The native city is separated from the European section by a no-man's land, and Europeans may not visit the native part after dark. Here are attractive houses, each with garden space, good water, sanitation, retail shops and markets, dispensaries, movies, swimming pool, and playing fields. There are no shantytowns or slums with shacks as in Johannesburg.
The contrast between the Belgian colony and the neighboring British Northern Rhodesia is interesting to note. In Rhodesia the Englishman is a settler who has come out to Africa to live and who takes an interest in the country as his home. They claim to live in a white man's country with a native problem which is often the problem of how to induce the natives to work for wages.
In the Congo, on the other hand, the typical Belgian regards his residence as temporary; he is engaged for a fixed term of years, and home to him means Europe. Whatever other consequences follow from this difference, the effect on the native life is far more favorable in the Belgian system. While in Northern Rhodesia it is illegal to teach a skilled trade to a native lest he compete with the white carpenter or bricklayer, in the Congo the announced ultimate objective is to turn over the colony to its inhabitants as soon as they are prepared to take it over. So the natives are encouraged to learn the arts and crafts. Trains are run by all-native crews, and copper and tin are mined by completely mechanized operations with natives running the steam shovels, only the supervisory functions being performed by a small force of whites.
It is fortunate for the natives that the intensive development of the natural resources was delayed until the arrival of electric power and automatic machinery. This reviewer once journeyed by caravan, as miles from the railhead to Stanley Pool, for eleven days over rough roads with natives who carried burdens of sixty pounds. Nor was this economical, for the expense was a hundred dollars. All that is changed. Busses now run on good roads, and the mines have neither pick nor shovel. There are serious problems in plenty but the back-breaking drudgery has been by-passed by the machine. It will be many a long day before the natives can take over, but the first steps are being taken, and there is much to commend.
The great development in the Belgian Congo came during the second World War with impressive results. The statement has been published that the colonial government has credits in the United States of three billion dollars.
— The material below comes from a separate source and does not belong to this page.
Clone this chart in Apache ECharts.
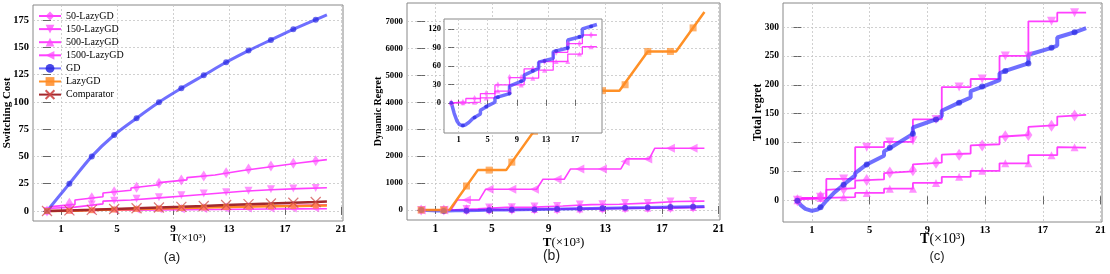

Whether this is accurate or not, it is true that the Katanga mines have produced more copper than all the rest of the world since their beginning. At one time the Congo had a practical monopoly on the production of radium, and half the world production is said to come from there at the present time, though the operations and the figures are now top secret. Most of the material for the atomic bombs came from the Conga. The Mamma mines sent 40,000 tons of pure tin to the United States during the war and 1300 tons of ore, 70 per cent pure, are sent annually to Texas City for reduction. Half-a-million troy ounces of gold have been taken from the mines at Kilomoto, and some forty thousand are now employed there. Some Soo tons of tantalum and 3,000 tons of cobalt were produced during the war, and quantities of zinc concentrate are annually shipped to Belgium. Tungsten, malachite, cadmium, and other of the rare and valuable minerals swell the total. Three-fourths of all the diamonds, by weight, now come from the Congo from the alluvial deposits in the Kassai Valley. Most of these are not gems but the industrial diamonds so essential to modern high-speed operations.
Vegetable products are also important. Some three million dollars' worth of palm oil is annually sent to the United States and much to other countries. Cotton culture is becoming important, as is cacao, sugar, and, of course, rubber. Cement factories turn out sixty thousand tons a year for local use. They also make their own cigarettes-three million a day-with American machinery.
All the above figures are taken from this book. The author visited the managers and heads of departments and was everywhere well received and assisted. Of matters sociological he records little and knows less. No native villages away from the planned towns were visited, nor is there any mention of a single Protestant mission station.
One significant result of the white occupation does receive mention; the growing number of the evolués, a term that has arisen to denote the natives who speak French, wear European dress, have learned some art or skill of the Euro-
( 579) -pean, as stenography, engineering, cabinet-making, or the like. These evolués tend to live in separate villages with better and more pretentious houses in which are found books, news-papers, and magazines. They form an increasingly numerous class, holding themselves superior to untaught natives but with a status be-low the whites. There is no mention in the book of any present problem but from other sources it is known that the Communists are busy, particularly in Brazzaville, and that Marxist Literature is being smuggled in. The capitalistic system is thus being attacked from the rear. Of this we are destined to hear a great deal in the years ahead.
Another important sociological problem which awaits study is the effect on the village life in the forest, from which are taken increasing numbers of the best and strongest young men. The colony is as large in area as the twenty-six states east of the Mississippi River. In this mil-lion square miles there are perhaps fewer than twelve million souls. With a hundred thousand in Leopoldville, seventy thousand in Elizabethville, forty thousand in Kilomoto, and with other centers of between twenty and thirty thousand and with this process still going on of robbing the villages, the effect, whatever it is, can hardly be favorable.
The book contains, besides the author's ac-count of his firsthand observations, a historical introduction, with only minor inaccuracies. There is a description of the river, the greater part of which he did not see at all and in which the language becomes quite flowery, much as the reader might be tempted to do in writing a description of the Amazon from an armchair in Indiana. There is a short concluding chapter of gratuitous advice to the government of the colony written with a minimum of competence.
The book will. well repay anyone who is interested in the rich Congo Valley, which is destined to become increasingly important. It would be fine to see that country; it can be done in thirty-six hours from New York.